What I most truly am is the awareness of both this and that (of me and you, of self and other, of my body and other bodies, of what I sense within me and the things I perceive around me).

 

The awareness that I am does not belong to me. I am it because I belong to it, because I am a part of it.  It is what is constantly selving, bodying, sensing, feeling and thinking itself both as ‘me’ and as all that is ‘not-me’.

 

I am aware of me as this awareness ‘me-ing’ itself.

I am aware of you as this awareness ‘you-ing’ itself.

I am aware of every person as this awareness personifying itself.

I am aware of every thing as this awareness thinging itself.

I am aware of every thought as this awareness thinking itself.

 

I am aware that everything I am aware of is an awareness,

a shape of the very same awareness that I am.

 

I am the awareness which is me-ing itself as just this me I am aware of.

I am the awareness which is you-ing itself as just this you I am aware of.

 

I am the awareness which is just this me, just this you, this room, this thing, this colour, shape or sound – that is just this ‘that’.

 

I am that awareness which is thinging itself as every thing I am aware of - making room for itself as just this room, chairing itself as just this chair, walling itself as just these walls of just this room, shaping itself as just this squareness or roundness of just that object in this room.

 

I am the awareness which is also roading, housing, treeing or skying itself as just that road or house, tree or sky out there, that is bricking itself as just that brick of just that house, that is greening itself as just that green of just that leaf of just that tree, that is skying itself as just that sky I can see from this window, clouding itself as just that cloud in that sky, bluing itself as just that blue of just that sky, starring itself as just that one star.

 

I am the awareness which is giving faces to itself as just this face of mine or yours, his or hers at just this moment, which eyes me through your eyes as it eyes you through mine, with just that look in just this moment.  

 

We are each the pure awareness of a me and a you, a this and a that, a here and a there, that is ‘Shiva’.

 

We are also the constant sensuous presencing of that awareness that is its power or ‘Shakti’ – its me-ing and you-ing, its facing and eyeing, rooming and roading, treeing and leafing, greening and bluing, skying and starring. Awareness forever stars itself as the stars that we all are, in both its nighting and daying, its darkening and lightening, its clouding and clearing, its storming and flooding, its quaking and trembling, its earthly gracing and divine heavening. 

 

Lesson 1 – Karika

 

God is awareness.

My self is awareness.

My body too is awareness.

Awareness and experience are distinct.

My awareness of a thought is not that thought.

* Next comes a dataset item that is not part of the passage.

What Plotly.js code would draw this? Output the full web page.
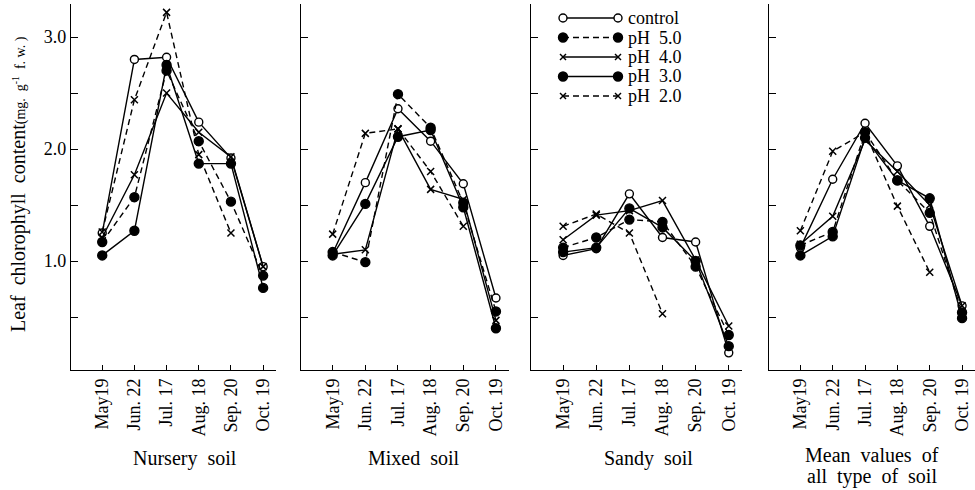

My awareness of any experience is not that experience.

Thoughts arise as words from wordless, thought-free awareness.

The wording of thought works awareness into patterns of experiencing.

Awareness embraces and transcends all experienced realities.

Awareness is freedom from all limiting experience.

The experiencing self is not the experienced self.

The experiencing self is awareness as such.

Awareness is God.

 

 

 

Lesson 1 - Glossary of Sanskrit Terms

 

 

BINDU/VINDU – the ‘black-white hole’ or  singularity’ of awareness at the centre of all things, and linking all things.

 

CHITI – awareness. CHITANANANDA – the essential quality of divine bliss (ANANDA) associated with awareness (CHITI).

 

DEHAVIDYA –  bodily and embodied awareness and knowing.

 

VIDYADEHA –  the ‘divine body’, understood as a divine awareness of all bodies and a divine ‘awareness body’.

 

HRDAYA the human being’s centre of awareness understood as a ‘heart’ linking it to divine awareness.

 

KARIKA – metaphysical verse(s).

 

KAULA – a tantric tradition based on the dynamic relation of KULA and AKULA

 

AKULA – the field of awareness which surrounds and embraces any group or KULA of bounded units of awareness – a group of embodied beings.

 

MANTRA – from the roots tra (to guard or liberate) and mana  (mind). Any sound, syllable, word or phrase that guards or liberates awareness from mental activity.

 

MOKSHA/MUKTI – the freedom that comes from identifying with the divine awareness field through aware experiencing.

 

SHIVA/MASHESHVARA  – the ultimate or absolute reality of the divine reality understood as an unbounded field of free awareness (AKULA).

 

SHAKTI – the group or totality (KULA) of experienced selves and bodies, worlds and phenomena that emerge as the embodied universe in the divine awareness field.

 

TANTRA – the divine ‘loom’ of awareness and experience, SHIVA and SHAKTI that interweaves all things and constitutes the very fabric of reality.

 

TANTRAS – metaphysical treatises or ‘weavings’ expounding on TANTRA.

 

TRIKA – the triadic or trinitarian dimensions of tantric metaphysics.

 

VIKALPA – thought in the form of verbal constructs or wordings.

 

NIRVIKALPA  the wordless, thought-free awareness in which all thoughts arise.

 

VISARGA – the expression, emanation or ‘emission’ of awareness in experience.

 

VIMARSHA –  awareness of experiencing - and of the experiencing self as distinct from the experienced self. The reflection and reabsorption of experiencing (SHAKTI) in the experiencing self - the self that is nothing but awareness as such (SHIVA). 

 

YAMALA – the divine couple that is SHIVA-SHAKTI.

 

YANTRA – an esoteric sign or symbol of TANTRA.

 

YOGA – any means of yoking oneself to divine awareness.